-------- Records for the task
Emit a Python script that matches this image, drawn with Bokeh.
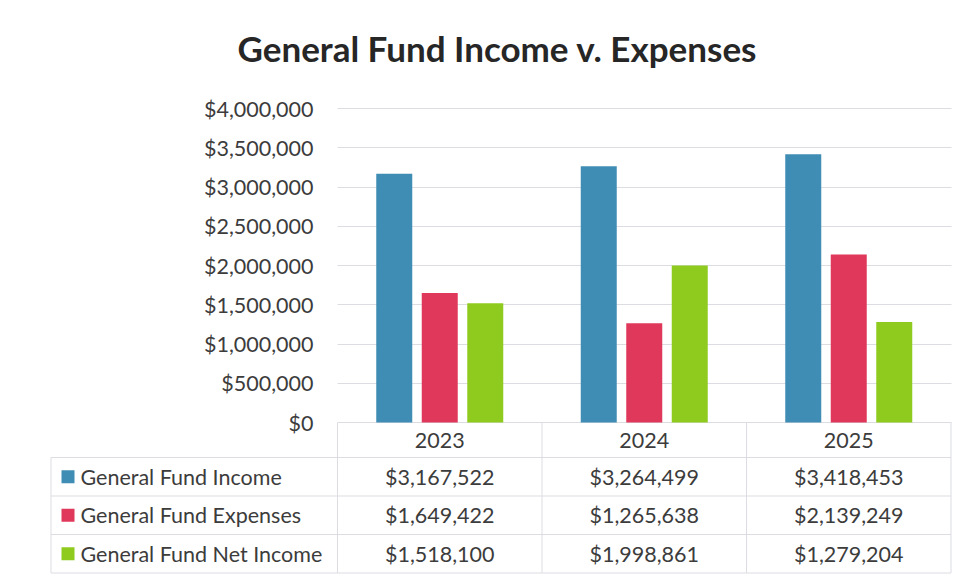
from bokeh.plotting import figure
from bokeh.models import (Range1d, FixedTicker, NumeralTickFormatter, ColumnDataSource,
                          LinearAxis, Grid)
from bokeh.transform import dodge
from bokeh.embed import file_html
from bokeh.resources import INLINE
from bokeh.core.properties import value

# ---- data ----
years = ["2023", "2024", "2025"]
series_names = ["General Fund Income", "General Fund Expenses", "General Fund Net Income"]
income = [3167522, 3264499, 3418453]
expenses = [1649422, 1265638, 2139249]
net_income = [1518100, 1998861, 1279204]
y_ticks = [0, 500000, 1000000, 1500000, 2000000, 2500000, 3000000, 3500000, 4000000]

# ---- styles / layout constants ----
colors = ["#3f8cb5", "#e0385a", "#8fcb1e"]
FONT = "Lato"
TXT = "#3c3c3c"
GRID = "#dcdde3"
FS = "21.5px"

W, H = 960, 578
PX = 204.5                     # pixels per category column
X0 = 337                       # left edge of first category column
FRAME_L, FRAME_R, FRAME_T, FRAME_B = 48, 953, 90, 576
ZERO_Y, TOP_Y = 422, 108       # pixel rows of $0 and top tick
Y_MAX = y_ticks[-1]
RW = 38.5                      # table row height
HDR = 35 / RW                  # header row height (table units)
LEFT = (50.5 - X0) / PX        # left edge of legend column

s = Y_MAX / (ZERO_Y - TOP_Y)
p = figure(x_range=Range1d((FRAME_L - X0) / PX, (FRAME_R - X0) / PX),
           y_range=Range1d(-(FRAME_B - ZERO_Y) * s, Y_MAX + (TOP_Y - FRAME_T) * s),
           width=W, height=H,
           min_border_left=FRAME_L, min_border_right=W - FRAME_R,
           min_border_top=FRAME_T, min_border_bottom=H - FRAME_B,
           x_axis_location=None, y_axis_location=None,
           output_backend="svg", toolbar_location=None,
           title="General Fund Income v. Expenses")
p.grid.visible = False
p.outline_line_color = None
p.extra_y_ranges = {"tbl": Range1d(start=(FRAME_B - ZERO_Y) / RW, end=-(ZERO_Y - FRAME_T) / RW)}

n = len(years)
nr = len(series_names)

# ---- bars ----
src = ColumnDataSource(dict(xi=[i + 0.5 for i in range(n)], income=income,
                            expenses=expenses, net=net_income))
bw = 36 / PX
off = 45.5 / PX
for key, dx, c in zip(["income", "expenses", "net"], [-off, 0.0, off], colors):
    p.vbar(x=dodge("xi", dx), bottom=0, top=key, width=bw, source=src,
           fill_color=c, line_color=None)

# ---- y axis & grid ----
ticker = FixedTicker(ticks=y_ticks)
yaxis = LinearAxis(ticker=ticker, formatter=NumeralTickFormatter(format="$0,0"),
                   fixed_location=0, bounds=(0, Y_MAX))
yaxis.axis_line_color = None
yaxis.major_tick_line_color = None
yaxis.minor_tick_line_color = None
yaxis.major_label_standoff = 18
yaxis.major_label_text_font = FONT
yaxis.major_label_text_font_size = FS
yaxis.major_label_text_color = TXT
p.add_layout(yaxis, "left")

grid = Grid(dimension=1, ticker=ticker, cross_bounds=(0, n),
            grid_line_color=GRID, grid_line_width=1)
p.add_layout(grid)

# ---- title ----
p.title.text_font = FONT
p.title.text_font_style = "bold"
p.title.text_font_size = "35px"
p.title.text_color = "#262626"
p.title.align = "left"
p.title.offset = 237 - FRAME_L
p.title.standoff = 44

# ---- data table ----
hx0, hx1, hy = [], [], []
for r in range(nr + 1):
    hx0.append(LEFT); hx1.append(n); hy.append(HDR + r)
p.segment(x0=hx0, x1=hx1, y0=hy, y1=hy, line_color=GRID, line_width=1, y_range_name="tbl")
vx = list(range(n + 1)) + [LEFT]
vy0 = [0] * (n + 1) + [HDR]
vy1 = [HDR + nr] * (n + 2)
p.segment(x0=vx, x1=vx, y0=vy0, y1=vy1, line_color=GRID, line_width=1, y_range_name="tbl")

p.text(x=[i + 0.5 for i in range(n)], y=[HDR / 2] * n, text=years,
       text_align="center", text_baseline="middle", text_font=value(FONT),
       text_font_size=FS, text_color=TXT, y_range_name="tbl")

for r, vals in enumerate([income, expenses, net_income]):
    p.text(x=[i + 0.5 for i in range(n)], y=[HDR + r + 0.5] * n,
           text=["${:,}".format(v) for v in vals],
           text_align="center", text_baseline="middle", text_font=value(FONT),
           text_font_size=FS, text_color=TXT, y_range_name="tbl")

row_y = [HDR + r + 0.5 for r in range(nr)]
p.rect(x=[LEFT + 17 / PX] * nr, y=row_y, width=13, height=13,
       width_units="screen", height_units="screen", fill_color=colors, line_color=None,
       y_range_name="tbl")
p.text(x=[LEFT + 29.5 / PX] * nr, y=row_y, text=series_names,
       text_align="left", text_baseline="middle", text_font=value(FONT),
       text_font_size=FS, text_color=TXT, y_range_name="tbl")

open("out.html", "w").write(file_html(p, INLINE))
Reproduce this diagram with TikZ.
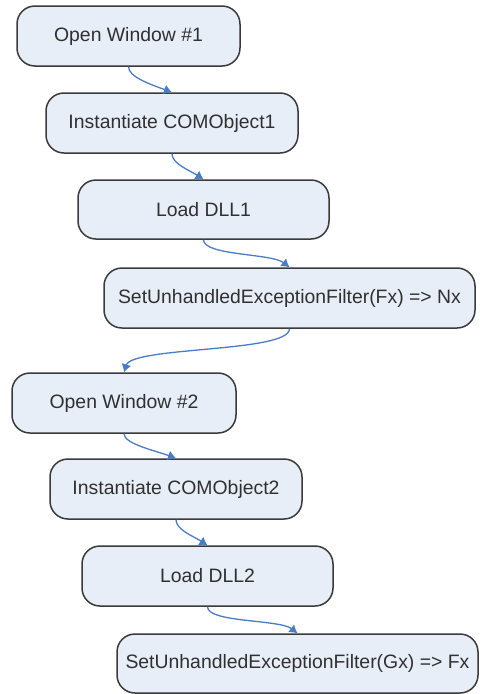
----------------
◆ **Work to do**
In the records above, find the line containing "from bokeh.core.properties import value" and output every line from the first through that one, exactly, omitting pictures.

◆ **Answer**
Emit a Python script that matches this image, drawn with Bokeh.
from bokeh.plotting import figure
from bokeh.models import (Range1d, FixedTicker, NumeralTickFormatter, ColumnDataSource,
                          LinearAxis, Grid)
from bokeh.transform import dodge
from bokeh.embed import file_html
from bokeh.resources import INLINE
from bokeh.core.properties import value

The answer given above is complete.